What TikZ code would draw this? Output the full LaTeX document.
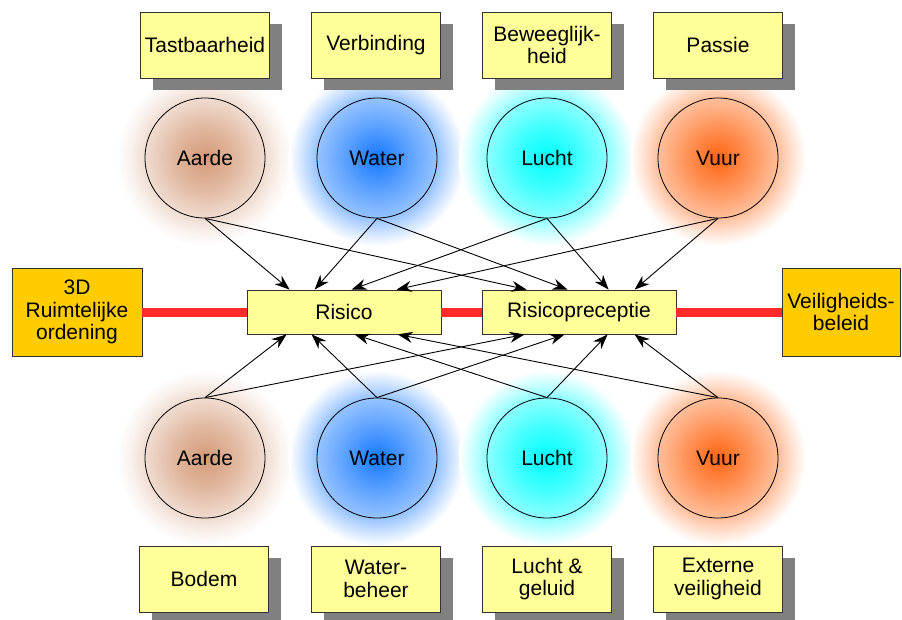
\documentclass[tikz,border=0pt]{standalone}
\usepackage{fontspec}
\setmainfont{Liberation Sans}
\usetikzlibrary{arrows.meta,shadows,calc}
\definecolor{yfill}{HTML}{FFFF99}
\definecolor{ofill}{HTML}{FFCC00}
\definecolor{redline}{HTML}{FF2A2A}
\definecolor{cA}{HTML}{D49A78}
\definecolor{cW}{HTML}{1478FF}
\definecolor{cL}{HTML}{00FFFF}
\definecolor{cV}{HTML}{FF6410}
\pgfdeclareradialshading{glowA}{\pgfpoint{0bp}{0bp}}{color(0bp)=(cA); color(9bp)=(cA!70!white); color(17bp)=(cA!35!white); color(21bp)=(cA!15!white); color(25bp)=(white); color(50bp)=(white)}
\pgfdeclareradialshading{glowW}{\pgfpoint{0bp}{0bp}}{color(0bp)=(cW); color(9bp)=(cW!70!white); color(17bp)=(cW!45!white); color(21bp)=(cW!22!white); color(25bp)=(white); color(50bp)=(white)}
\pgfdeclareradialshading{glowL}{\pgfpoint{0bp}{0bp}}{color(0bp)=(cL); color(9bp)=(cL!75!white); color(17bp)=(cL!45!white); color(21bp)=(cL!22!white); color(25bp)=(white); color(50bp)=(white)}
\pgfdeclareradialshading{glowV}{\pgfpoint{0bp}{0bp}}{color(0bp)=(cV); color(9bp)=(cV!70!white); color(17bp)=(cV!42!white); color(21bp)=(cV!20!white); color(25bp)=(white); color(50bp)=(white)}
\begin{document}
\begin{tikzpicture}[x=1pt,y=-1pt,
  every node/.style={font=\fontsize{21}{22.5}\selectfont, text=black},
  ybox/.style={draw=black!80, line width=0.8pt, fill=yfill, minimum width=129pt, minimum height=66pt, align=center, inner sep=0pt,
     drop shadow={shadow xshift=12pt, shadow yshift=-12pt, fill=black!50, opacity=1}},
  obox/.style={draw=black!80, line width=0.8pt, fill=ofill, minimum height=88pt, align=center, inner sep=0pt},
  cbox/.style={draw=black!80, line width=0.8pt, fill=yfill, minimum width=194pt, minimum height=44pt, inner sep=0pt},
  elem/.style={draw=black, line width=0.8pt, circle, minimum size=120pt, inner sep=0pt},
  conn/.style={line width=0.9pt, -{Stealth[length=15pt,width=11pt]}},
  thick red/.style={draw=redline, line width=9pt}]
\useasboundingbox (0,0) rectangle (902,619);
% glows
\shade[shading=glowA] (205,158) circle (88pt);
\shade[shading=glowW] (377,158) circle (88pt);
\shade[shading=glowL] (547,158) circle (88pt);
\shade[shading=glowV] (718,158) circle (88pt);
\shade[shading=glowA] (205,458) circle (88pt);
\shade[shading=glowW] (377,458) circle (88pt);
\shade[shading=glowL] (547,458) circle (88pt);
\shade[shading=glowV] (718,458) circle (88pt);
% top boxes
\node[ybox] (t1) at (205,45) {Tastbaarheid};
\node[ybox] (t2) at (376,45) {Verbinding};
\node[ybox] (t3) at (547,45) {Beweeglijk-\\heid};
\node[ybox] (t4) at (718,45) {Passie};
% bottom boxes
\node[ybox] (b1) at (204,579) {Bodem};
\node[ybox] (b2) at (376,579) {Water-\\beheer};
\node[ybox] (b3) at (547,579) {Lucht \&\\geluid};
\node[ybox] (b4) at (718,579) {Externe\\veiligheid};
% circles
\node[elem] (ta) at (205,158) {Aarde};
\node[elem] (tw) at (377,158) {Water};
\node[elem] (tl) at (547,158) {Lucht};
\node[elem] (tv) at (718,158) {Vuur};
\node[elem] (ba) at (205,458) {Aarde};
\node[elem] (bw) at (377,458) {Water};
\node[elem] (bl) at (547,458) {Lucht};
\node[elem] (bv) at (718,458) {Vuur};
% side boxes
\node[obox, minimum width=130pt] (sd) at (77,312) {3D\\Ruimtelijke\\ordening};
\node[obox, minimum width=118pt] (vb) at (841,312) {Veiligheids-\\beleid};
% centre boxes
\node[cbox] (ri) at (344,312) {Risico};
\node[cbox] (rp) at (579,312) {Risicopreceptie};
% red lines
\draw[thick red] (sd.east) -- (ri.west);
\draw[thick red] (ri.east) -- (rp.west);
\draw[thick red] (rp.east) -- (vb.west);
% top arrows
\draw[conn] (ta.south) -- ($(ri.north west)+(43,0)$);
\draw[conn] (tw.south) -- ($(ri.north west)+(68,0)$);
\draw[conn] (tl.south) -- ($(ri.north west)+(105,0)$);
\draw[conn] (tv.south) -- ($(ri.north west)+(150,0)$);
\draw[conn] (ta.south) -- ($(rp.north west)+(45,0)$);
\draw[conn] (tw.south) -- ($(rp.north west)+(86,0)$);
\draw[conn] (tl.south) -- ($(rp.north west)+(127,0)$);
\draw[conn] (tv.south) -- ($(rp.north west)+(153,0)$);
% bottom arrows
\draw[conn] (ba.north) -- ($(ri.south west)+(40,0)$);
\draw[conn] (bw.north) -- ($(ri.south west)+(65,0)$);
\draw[conn] (bl.north) -- ($(ri.south west)+(108,0)$);
\draw[conn] (bv.north) -- ($(ri.south west)+(151,0)$);
\draw[conn] (ba.north) -- ($(rp.south west)+(43,0)$);
\draw[conn] (bw.north) -- ($(rp.south west)+(83,0)$);
\draw[conn] (bl.north) -- ($(rp.south west)+(126,0)$);
\draw[conn] (bv.north) -- ($(rp.south west)+(153,0)$);
\end{tikzpicture}
\end{document}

= Required work =
Return each line exactly as written. Any picture gets left out.

= Completed task =
What TikZ code would draw this? Output the full LaTeX document.
\documentclass[tikz,border=0pt]{standalone}
\usepackage{fontspec}
\setmainfont{Liberation Sans}
\usetikzlibrary{arrows.meta,shadows,calc}
\definecolor{yfill}{HTML}{FFFF99}
\definecolor{ofill}{HTML}{FFCC00}
\definecolor{redline}{HTML}{FF2A2A}
\definecolor{cA}{HTML}{D49A78}
\definecolor{cW}{HTML}{1478FF}
\definecolor{cL}{HTML}{00FFFF}
\definecolor{cV}{HTML}{FF6410}
\pgfdeclareradialshading{glowA}{\pgfpoint{0bp}{0bp}}{color(0bp)=(cA); color(9bp)=(cA!70!white); color(17bp)=(cA!35!white); color(21bp)=(cA!15!white); color(25bp)=(white); color(50bp)=(white)}
\pgfdeclareradialshading{glowW}{\pgfpoint{0bp}{0bp}}{color(0bp)=(cW); color(9bp)=(cW!70!white); color(17bp)=(cW!45!white); color(21bp)=(cW!22!white); color(25bp)=(white); color(50bp)=(white)}
\pgfdeclareradialshading{glowL}{\pgfpoint{0bp}{0bp}}{color(0bp)=(cL); color(9bp)=(cL!75!white); color(17bp)=(cL!45!white); color(21bp)=(cL!22!white); color(25bp)=(white); color(50bp)=(white)}
\pgfdeclareradialshading{glowV}{\pgfpoint{0bp}{0bp}}{color(0bp)=(cV); color(9bp)=(cV!70!white); color(17bp)=(cV!42!white); color(21bp)=(cV!20!white); color(25bp)=(white); color(50bp)=(white)}
\begin{document}
\begin{tikzpicture}[x=1pt,y=-1pt,
  every node/.style={font=\fontsize{21}{22.5}\selectfont, text=black},
  ybox/.style={draw=black!80, line width=0.8pt, fill=yfill, minimum width=129pt, minimum height=66pt, align=center, inner sep=0pt,
     drop shadow={shadow xshift=12pt, shadow yshift=-12pt, fill=black!50, opacity=1}},
  obox/.style={draw=black!80, line width=0.8pt, fill=ofill, minimum height=88pt, align=center, inner sep=0pt},
  cbox/.style={draw=black!80, line width=0.8pt, fill=yfill, minimum width=194pt, minimum height=44pt, inner sep=0pt},
  elem/.style={draw=black, line width=0.8pt, circle, minimum size=120pt, inner sep=0pt},
  conn/.style={line width=0.9pt, -{Stealth[length=15pt,width=11pt]}},
  thick red/.style={draw=redline, line width=9pt}]
\useasboundingbox (0,0) rectangle (902,619);
% glows
\shade[shading=glowA] (205,158) circle (88pt);
\shade[shading=glowW] (377,158) circle (88pt);
\shade[shading=glowL] (547,158) circle (88pt);
\shade[shading=glowV] (718,158) circle (88pt);
\shade[shading=glowA] (205,458) circle (88pt);
\shade[shading=glowW] (377,458) circle (88pt);
\shade[shading=glowL] (547,458) circle (88pt);
\shade[shading=glowV] (718,458) circle (88pt);
% top boxes
\node[ybox] (t1) at (205,45) {Tastbaarheid};
\node[ybox] (t2) at (376,45) {Verbinding};
\node[ybox] (t3) at (547,45) {Beweeglijk-\\heid};
\node[ybox] (t4) at (718,45) {Passie};
% bottom boxes
\node[ybox] (b1) at (204,579) {Bodem};
\node[ybox] (b2) at (376,579) {Water-\\beheer};
\node[ybox] (b3) at (547,579) {Lucht \&\\geluid};
\node[ybox] (b4) at (718,579) {Externe\\veiligheid};
% circles
\node[elem] (ta) at (205,158) {Aarde};
\node[elem] (tw) at (377,158) {Water};
\node[elem] (tl) at (547,158) {Lucht};
\node[elem] (tv) at (718,158) {Vuur};
\node[elem] (ba) at (205,458) {Aarde};
\node[elem] (bw) at (377,458) {Water};
\node[elem] (bl) at (547,458) {Lucht};
\node[elem] (bv) at (718,458) {Vuur};
% side boxes
\node[obox, minimum width=130pt] (sd) at (77,312) {3D\\Ruimtelijke\\ordening};
\node[obox, minimum width=118pt] (vb) at (841,312) {Veiligheids-\\beleid};
% centre boxes
\node[cbox] (ri) at (344,312) {Risico};
\node[cbox] (rp) at (579,312) {Risicopreceptie};
% red lines
\draw[thick red] (sd.east) -- (ri.west);
\draw[thick red] (ri.east) -- (rp.west);
\draw[thick red] (rp.east) -- (vb.west);
% top arrows
\draw[conn] (ta.south) -- ($(ri.north west)+(43,0)$);
\draw[conn] (tw.south) -- ($(ri.north west)+(68,0)$);
\draw[conn] (tl.south) -- ($(ri.north west)+(105,0)$);
\draw[conn] (tv.south) -- ($(ri.north west)+(150,0)$);
\draw[conn] (ta.south) -- ($(rp.north west)+(45,0)$);
\draw[conn] (tw.south) -- ($(rp.north west)+(86,0)$);
\draw[conn] (tl.south) -- ($(rp.north west)+(127,0)$);
\draw[conn] (tv.south) -- ($(rp.north west)+(153,0)$);
% bottom arrows
\draw[conn] (ba.north) -- ($(ri.south west)+(40,0)$);
\draw[conn] (bw.north) -- ($(ri.south west)+(65,0)$);
\draw[conn] (bl.north) -- ($(ri.south west)+(108,0)$);
\draw[conn] (bv.north) -- ($(ri.south west)+(151,0)$);
\draw[conn] (ba.north) -- ($(rp.south west)+(43,0)$);
\draw[conn] (bw.north) -- ($(rp.south west)+(83,0)$);
\draw[conn] (bl.north) -- ($(rp.south west)+(126,0)$);
\draw[conn] (bv.north) -- ($(rp.south west)+(153,0)$);
\end{tikzpicture}
\end{document}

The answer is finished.